▸ **Exercise brief**
Starting at the first line of the listing below, retype each line up to and including the one that contains "import plotly.graph_objects as go". Leave pictures out.

--- Data section ---

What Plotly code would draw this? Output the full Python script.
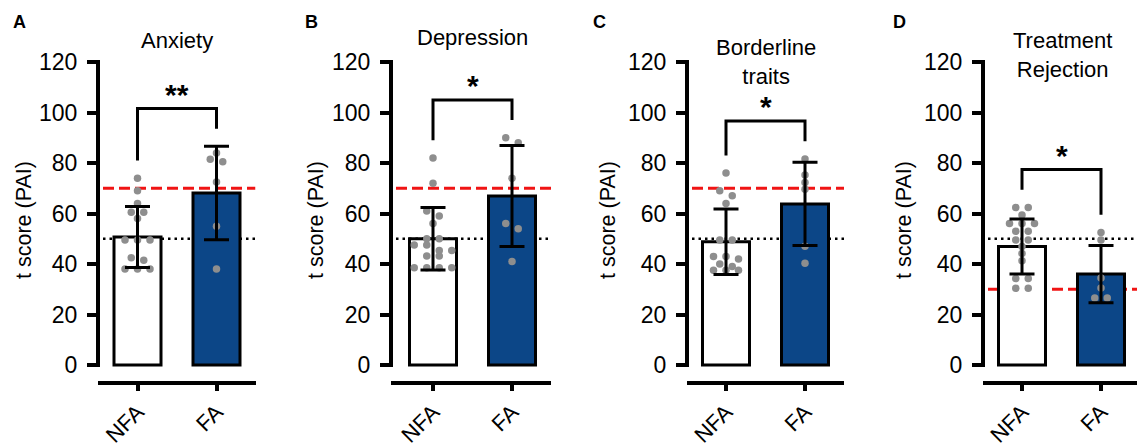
import plotly.graph_objects as go

# ---------------- data ----------------
categories = ["NFA", "FA"]
panel_letters = ["A", "B", "C", "D"]
panel_titles = ["Anxiety", "Depression", "Borderline<br>traits", "Treatment<br>Rejection"]
sig_labels = ["**", "*", "*", "*"]

mean_anx = [50.7, 68.1]
sd_anx = [12.1, 18.5]
mean_dep = [50.0, 66.9]
sd_dep = [12.4, 20.0]
mean_bor = [48.8, 63.8]
sd_bor = [13.0, 16.5]
mean_rej = [46.9, 36.0]
sd_rej = [10.9, 11.3]

anx_nfa = [74, 69, 64, 60.5, 60.5, 58, 49.5, 49.5, 49.5, 42.5, 41.5, 38, 38, 38]
anx_fa = [84, 81.5, 80.5, 72.5, 55, 38]
dep_nfa = [82, 72, 61, 59, 56, 50, 50, 47.5, 47.5, 45.3, 45.3, 43.2, 43.2, 38.5, 38.5, 38.5, 38.5]
dep_fa = [90, 88, 74, 56, 54, 41]
bor_nfa = [76, 69, 67, 64, 49.5, 49.5, 43, 43, 42, 40, 39, 37.5, 37.5, 37.5]
bor_fa = [81.6, 75.2, 72.3, 69.6, 47, 40.3]
rej_nfa = [62.4, 62.4, 59.4, 56, 56, 56, 53, 53, 49.5, 49.5, 46.9, 44.2, 41.3, 34.3, 34.3, 30.4, 30.4]
rej_fa = [52.5, 49.5, 34.5, 30.5, 26.5, 26.5]

normal_line = [50, 50, 50, 50]
cutoff_line = [70, 70, 70, 30]

y_ticks = [0, 20, 40, 60, 80, 100, 120]

# ---------------- layout constants ----------------
W, H = 1137, 446
FONT = "Liberation Sans, Arial, Helvetica, sans-serif"
BLUE = "#0c4687"
DOT = "#8e8e8e"
RED = "#f01414"
Y0_PX = 365.0          # pixel row of value 0
YPX = 2.525            # pixels per unit
XPX = 79.0             # pixels per category step
BOTTOM_PX = 380.5
TOP_PX = 58.0
axis_px = [98, 391, 687, 983]
cat0_px = [137.5, 433, 726, 1022]

ymin = -(BOTTOM_PX - Y0_PX) / YPX
ymax = (Y0_PX - TOP_PX) / YPX
ydom = [1 - BOTTOM_PX / H, 1 - TOP_PX / H]


def px_x(x):
    return x / W


def px_y(y):
    return 1 - y / H


def swarm(values, tol=2.3, spacing_px=12.5):
    """GraphPad-like row scatter: near-equal values share a centred row."""
    order = sorted(range(len(values)), key=lambda i: -values[i])
    rows = []
    for i in order:
        if rows and values[rows[-1][0]] - values[i] <= tol:
            rows[-1].append(i)
        else:
            rows.append([i])
    offs = [0.0] * len(values)
    for row in rows:
        n = len(row)
        for j, i in enumerate(row):
            offs[i] = (j - (n - 1) / 2) * spacing_px / XPX
    return offs


panels = [
    dict(mean=mean_anx, sd=sd_anx, nfa=anx_nfa, fa=anx_fa),
    dict(mean=mean_dep, sd=sd_dep, nfa=dep_nfa, fa=dep_fa),
    dict(mean=mean_bor, sd=sd_bor, nfa=bor_nfa, fa=bor_fa),
    dict(mean=mean_rej, sd=sd_rej, nfa=rej_nfa, fa=rej_fa),
]

title_pos = [(177, 40), (472.5, 37), (766, 62), (1062, 55)]
letter_pos = [(11, 22.5), (303, 22), (591, 22), (891, 22)]
ytitle_x = [24, 316, 608, 904]

fig = go.Figure()
shapes = []
annotations = []
BAR_W = (50 - 3) / XPX

for i, p in enumerate(panels):
    n = i + 1
    xa = "x" if n == 1 else f"x{n}"
    ya = "y" if n == 1 else f"y{n}"
    xname = "xaxis" if n == 1 else f"xaxis{n}"
    yname = "yaxis" if n == 1 else f"yaxis{n}"

    left_px = axis_px[i]
    right_px = min(W, cat0_px[i] + XPX + 39)
    xr = [(left_px - cat0_px[i]) / XPX, (right_px - cat0_px[i]) / XPX]

    fig.update_layout(**{
        xname: dict(domain=[px_x(left_px), px_x(right_px)], range=xr, anchor=ya,
                    automargin=False,
                    tickmode="array", tickvals=[0, 1], ticktext=categories, tickangle=-45,
                    ticks="outside", ticklen=6, tickwidth=4, tickcolor="black",
                    showline=True, linewidth=4, linecolor="black",
                    showgrid=False, zeroline=False, ticklabelstandoff=0,
                    tickfont=dict(family=FONT, size=22, color="black"), fixedrange=True),
        yname: dict(domain=ydom, range=[ymin, ymax], anchor=xa,
                    automargin=False,
                    tickmode="array", tickvals=y_ticks,
                    ticks="outside", ticklen=10, tickwidth=4, tickcolor="black",
                    showline=False, showgrid=False, zeroline=False,
                    ticklabelstandoff=5,
                    tickfont=dict(family=FONT, size=23, color="black"), fixedrange=True),
    })

    # bars
    fig.add_trace(go.Bar(x=[0, 1], y=p["mean"], width=BAR_W,
                         marker=dict(color=["white", BLUE], line=dict(color="black", width=3)),
                         xaxis=xa, yaxis=ya, showlegend=False, hoverinfo="skip"))
    # individual points
    for k, vals in enumerate([p["nfa"], p["fa"]]):
        offs = swarm(vals)
        fig.add_trace(go.Scatter(x=[k + o for o in offs], y=vals, mode="markers",
                                 marker=dict(size=7.5, color=DOT),
                                 xaxis=xa, yaxis=ya, showlegend=False, cliponaxis=False))
    # error bars (mean +/- SD)
    fig.add_trace(go.Scatter(x=[0, 1], y=p["mean"], mode="markers",
                             marker=dict(size=2, color="rgba(0,0,0,0)"),
                             error_y=dict(type="data", array=p["sd"], visible=True,
                                          color="black", thickness=3, width=12.5),
                             xaxis=xa, yaxis=ya, showlegend=False))

    # reference lines (behind bars)
    x0 = xr[0] + 5 / XPX
    shapes.append(dict(type="line", xref=xa, yref=ya, x0=x0, x1=xr[1],
                       y0=cutoff_line[i], y1=cutoff_line[i], layer="below",
                       line=dict(color=RED, width=3, dash="11px,5px")))
    shapes.append(dict(type="line", xref=xa, yref=ya, x0=x0, x1=xr[1],
                       y0=normal_line[i], y1=normal_line[i], layer="below",
                       line=dict(color="black", width=2.5, dash="2.5px,4px")))

    # y axis line (only 0..120)
    ext = 2 / YPX
    shapes.append(dict(type="line", xref=f"{xa} domain", yref=ya, x0=0, x1=0,
                       y0=y_ticks[0] - ext, y1=y_ticks[-1] + ext,
                       line=dict(color="black", width=4)))

    # significance bracket
    lb = max(max(p["nfa"]), p["mean"][0] + p["sd"][0]) + 7
    rb = max(max(p["fa"]), p["mean"][1] + p["sd"][1]) + 7
    top = max(lb, rb) + 8
    shapes.append(dict(type="path", xref=xa, yref=ya,
                       path=f"M 0,{lb} L 0,{top} L 1,{top} L 1,{rb}",
                       line=dict(color="black", width=3)))
    annotations.append(dict(x=0.5, y=top + 6, xref=xa, yref=ya, text=sig_labels[i],
                            showarrow=False, yshift=-1, xanchor="center", yanchor="middle",
                            font=dict(family=FONT, size=30, color="black", weight="bold")))

    # panel title, letter, y-axis title
    tx, ty = title_pos[i]
    annotations.append(dict(x=px_x(tx), y=px_y(ty), xref="paper", yref="paper",
                            text=panel_titles[i], showarrow=False, xanchor="center",
                            yanchor="middle", align="center",
                            font=dict(family=FONT, size=22, color="black")))
    lx, ly = letter_pos[i]
    annotations.append(dict(x=px_x(lx), y=px_y(ly), xref="paper", yref="paper",
                            text=f"<b>{panel_letters[i]}</b>", showarrow=False,
                            xanchor="left", yanchor="middle",
                            font=dict(family=FONT, size=18, color="black")))
    annotations.append(dict(x=px_x(ytitle_x[i]), y=px_y(220), xref="paper", yref="paper",
                            text="t score (PAI)", showarrow=False, textangle=-90,
                            xanchor="center", yanchor="middle",
                            font=dict(family=FONT, size=21.5, color="black")))

fig.update_layout(template="none", width=W, height=H, margin=dict(l=0, r=0, t=0, b=0),
                  paper_bgcolor="white", plot_bgcolor="white",
                  shapes=shapes, annotations=annotations, showlegend=False,
                  font=dict(family=FONT, color="black"))

fig.write_html("out.html", config={"displayModeBar": False},
               post_script="document.body.style.margin='0';document.body.style.padding='0';"
                           "document.documentElement.style.overflow='hidden';")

---

▸ **Task answer**
What Plotly code would draw this? Output the full Python script.
import plotly.graph_objects as go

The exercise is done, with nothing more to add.